The sense of anticipation surrounding Alan Cumming‘s debut season as Artistic Director of Pitlochry Festival Theatre has been palpable.  His star quality is matched by his ambition with a slate of bold and broad production choices, not least Once. The only play to win Tonys, Grammys, Oliviers and an Oscar (for best song in the movie version).

What’s more, Cumming has enticed the original production team, lock, stock and barrel to the Highlands.

In his programme notes John Tiffany, Scotland’s bona fide superstar director borrows from Pavel Pavlovský when he says that the stage production would be like, ‘catching a butterfly’. That’s because the musical is a delicate creature, with flighty unpredictability baked into the core of the story. It’s unconventional in many ways, not least that, ironically, the music is perhaps the weakest element of its whole.

Tiffany, and his go-to movement director, Steven Hoggett, succeed in weaving a magical spell with a cast of ten actor-musicians that gently blow the roof off the Pitlochry auditorium above a visually striking bar room set.  It’s a chequered hall of mirrors that reflect some of the most transcendent moments of the production by treating the audience to 360 degree views of the performance, especially through the massive Sports Bar-like refection that sits centre rear stage.

This is all enhanced by impeccable sound (Clive Goodwin) and lighting (Natasha Katz) that subtly caresses the stage and creates simple but effective landscapes for the two lead actors Dylan Wood (as Guy) and Lydia White (Girl) to tell their love, not love, story supported by a Greek Chorus of enthusiastic multi-instrumental ensemble players. Both Guy and Girl deliver compelling and believable performances as actors, singers and, musicians. This is no easy feat.

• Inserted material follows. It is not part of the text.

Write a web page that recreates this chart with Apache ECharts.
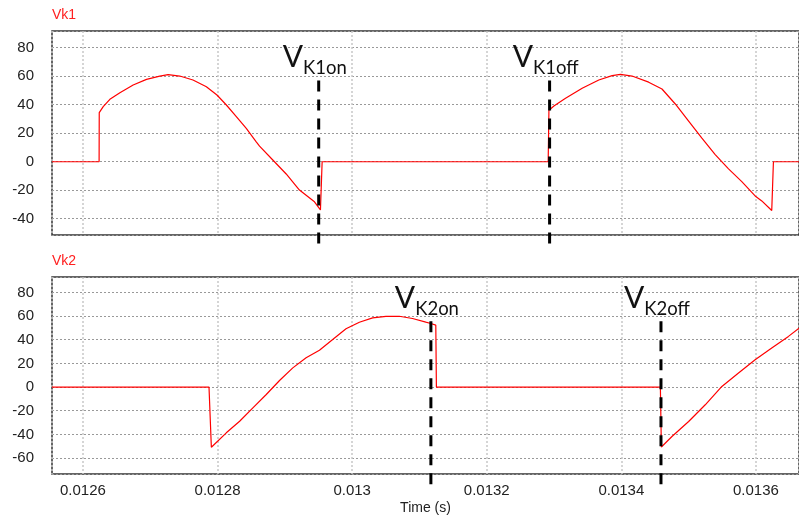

The story will be familiar to many and centres on the blossoming relationship between a shy, talented, but lovelorn, Irish singer songwriter (Guy) and a Teutonic Czech woman (Girl).  It teeters on the brink of a full-blown romance, that 99% of the audience surely craves, but circumstances keep consummation tantalisingly at bay.  It’s this unfulfilled desire that makes this an original and highly engaging story that keeps the audience guessing right until the truly wonderful finale in which the show’s stand out song, ‘Falling Slowly’, is reprised to very few dry eyes in the house.

Scotland’s more traditional theatres, like the Lyceum and now Pitlochry have been treated to a raft of fabulous new musicals over the past 12 months, including Tiffany’s Wild Rose and Max Webster’s spectacular One Day. This production easily stands shoulder to shoulder with these theatrical highlights and sets the bar high for Cumming’s bold and beautiful season.